Happy Monday! It’s such a nice day I will definitely be looking for more than one excuse to get out of the office and stroll around the city. I am also feeling physically and mentally better today than I did all last week, praise tha lawd.
Even though my lack of exercise and indulgence in all things sweet, salty, and unhealthy this past week was due to being in a perpetually terrible mood, it reminded me that taking some time off now and again can be beneficial.
Last Monday I thought that my workout was going to be a good one because A.) I had a lot of steam to blow off and B.) I had taken the weekend off from the gym (as I usually do). Instead, I felt weak and distracted. Obviously not every workout is going to be killer, but I was totally in the mindset of being ready to crush it, and my body just wasn’t responding the way I anticipated. Maybe, after weeks and months of constantly hitting it hard in the gym, two days of rest simply wasn’t cutting it.
When you are finally on a good kick and you have made it to the gym every day for a week and you’re feeling dedicated, it can be really hard to tell yourself not to go. Where you originally had to make an enormous effort to make sure you were getting your daily workout in, it can seem like the best thing to do is keep it going for as long as you can once you make it a habit. I know have struggled with this mindset for a long time. GOgOgogogogoogoooooo0ooo. But as we all know, too much of a good thing can = bad news.

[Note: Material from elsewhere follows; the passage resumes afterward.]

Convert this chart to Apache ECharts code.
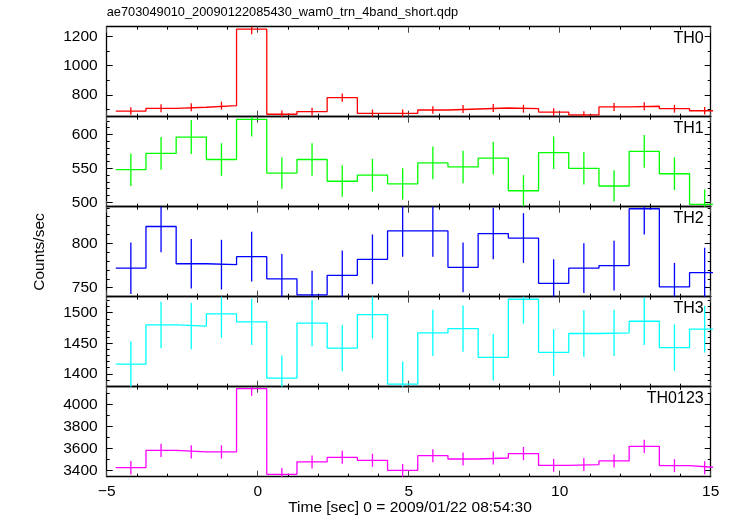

Ignoring your rest days, or taking too few of them, can lead to overtraining. The general consensus is that overtraining can lead to injury, chronic muscle soreness, weakened immune system, and decreased performance (livestrong.com). While I luckily don’t have any injuries to report (knock on wood x100), I definitely saw a lapse in my performance last week when my mind was telling me that I should have been ready to lift heavy and my body was like “oh hell naw.” Immune system? Check! I have been sick for a little over a week now, though I am ever so slowly feeling better. Chronic muscle soreness? Yes, DOMS (delayed onset muscle soreness) is a part of training that can be a sign of a good workout. But always feeling sore and tired from a workout routine that you should have already adapted to may be a sign that you are overdoing it.
Today, I feel so beyond ready to get back in the gym. And to refocus on my diet, with my lunch packed and ready to go. I think I’m even gonna shake up my usual routine and do some deadlifting today, SO MANY POSSIBILITIES.
Don’t be afraid to take a step back and relax a little bit from time to time. Being dedicated does not mean always going 200mph every single day of the year. It means taking the appropriate time to recover so that you can continue to increase your performance instead of hurting yourself. It means setting new goals and reevaluating your old ones if they aren’t working out the way that you planned. So take a few days off, and then give it 100%.